According to the American Academy of Nutrition and Dietetics, women need at least 25 grams (g) of fiber per day while men need 38 g. This recommendation may vary based on your body size, overall health, and other factors.

Increase your fiber intake by consuming these fruits and vegetables:

  • Artichoke
  • Avocados
  • Beets
  • Broccoli
  • Brussels sprouts
  • Carrots
  • Split peas

High-nitrate content

Manufacturers often use chemicals called nitrates to preserve foods. However, some vegetables naturally contain nitrates.

Consuming fresh and natural nitrate-rich foods helps lower your blood pressure and promotes circulatory health. When buying groceries, opt for fresh vegetables that have a naturally high nitrate content.

Add these nitrate-rich vegetables to your diet:

  • Arugula
  • Beets and beet juice
  • Celery
  • Lettuce
  • Rhubarb


Foods full of protein can make you feel full longer, which helps prevent the urge to eat junk foods between meals.

Consult your physician to determine daily protein recommendations that suit your condition. If you are highly active or pregnant, you may need more protein in your diet.

Add these protein-rich vegetables to your diet:

  • Asparagus
  • Bok choy
  • Broccoli
  • Brussels sprouts
  • cauliflower
  • Mustard greens
  • Spinach

Meal suggestions for diabetics

To manage your diabetes, incorporate the healthy foods detailed above. When preparing your meals, avoid using too much salt or cooking with prepackaged ingredients full of sodium.

Try these ideas for healthy and incredibly delicious meals:

  • Avocado, cherry tomato, and chickpea salad
  • Hard-boiled eggs and roasted beets seasoned with black pepper and turmeric
  • Quinoa on its own, or seasoned with pepper or vinaigrette.
  • Spinach salad with bell peppers, chia seeds, tomatoes, and a bit of goat's cheese to taste.
  • Unsweetened Greek yogurt with fruit, quinoa, and a dash of cinnamon.
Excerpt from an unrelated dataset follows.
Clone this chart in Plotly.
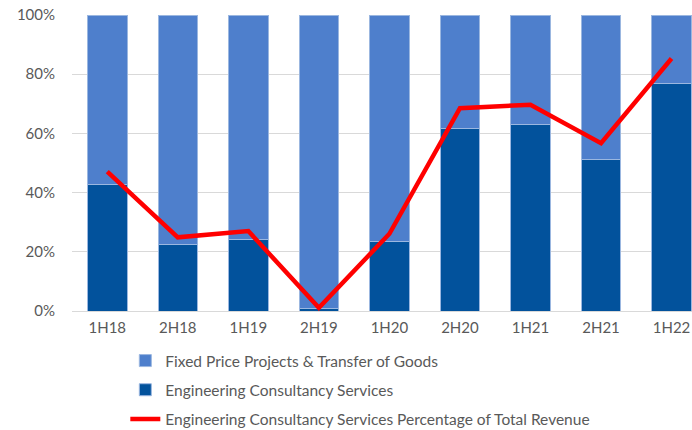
import plotly.graph_objects as go

periods = ['1H18', '2H18', '1H19', '2H19', '1H20', '2H20', '1H21', '2H21', '1H22']
engineering = [42.6, 22.5, 24.2, 0.7, 23.4, 61.7, 63.1, 51.2, 76.9]
fixed_price = [100 - v for v in engineering]
eng_pct_revenue = [47.1, 24.9, 27.0, 1.1, 26.1, 68.5, 69.7, 56.7, 85.3]

light_blue = '#4e7fcc'
dark_blue = '#02529c'
grey_text = '#595959'

fig = go.Figure()

# stacked bars, dark part at the bottom
fig.add_trace(go.Bar(x=periods, y=engineering, name='Engineering Consultancy Services',
                     marker=dict(color=dark_blue, line=dict(color='#9bb7e0', width=1)),
                     width=0.56, legendrank=2, legendgroup='b'))
fig.add_trace(go.Bar(x=periods, y=fixed_price, name='Fixed Price Projects & Transfer of Goods',
                     marker=dict(color=light_blue, line=dict(color='#9bb7e0', width=1)),
                     width=0.56, legendrank=1, legendgroup='a'))

fig.add_trace(go.Scatter(x=periods, y=eng_pct_revenue, mode='lines',
                         name='Engineering Consultancy Services Percentage of Total Revenue',
                         line=dict(color='#ff0000', width=4.5), legendrank=3, legendgroup='c'))

fig.update_layout(
    width=692, height=430,
    barmode='stack',
    plot_bgcolor='white', paper_bgcolor='white',
    margin=dict(l=72, r=0, t=15, b=119),
    font=dict(family='Lato, Open Sans, sans-serif', size=15, color=grey_text),
    legend=dict(orientation='v', x=0.086, y=0.2, yref='container', xanchor='left', yanchor='top',
                traceorder='grouped', tracegroupgap=6, font=dict(size=15.5, color=grey_text),
                bgcolor='rgba(0,0,0,0)'),
)

fig.update_xaxes(range=[-0.5, 8.29], showgrid=False, showline=False, ticks='',
                 automargin=False, ticklabelstandoff=6,
                 tickfont=dict(size=15, color=grey_text))
fig.update_yaxes(range=[0, 100], dtick=20, ticksuffix='%', showgrid=True,
                 gridcolor='#d9d9d9', gridwidth=1, zeroline=True, zerolinecolor='#d9d9d9',
                 zerolinewidth=1, ticks='', automargin=False, ticklabelstandoff=16,
                 tickfont=dict(size=15, color=grey_text))

# page body has a default 8px margin, drop it so the figure fills the window
fig.write_html('out.html', config={'displayModeBar': False},
               post_script="document.body.style.margin='0';")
Don't forbid certain types of food to prevent the feeling of deprivation, poor eating habits, and increasing your blood sugar. If you have diabetes, you should follow a balanced diet and occasionally indulge in healthier alternatives to your favorite snacks.

Eat different types of nutritious foods from all food groups and avoid eating at least two to three hours before you go to bed at night. Generally, 12 or more hours of nighttime fasting helps promote better glucose control.

Consult a dietitian for an individualized diabetes meal plan that can help you determine which foods will provide you with the nutrients you need. Consume these foods in the right proportions to maintain your overall health and manage your condition.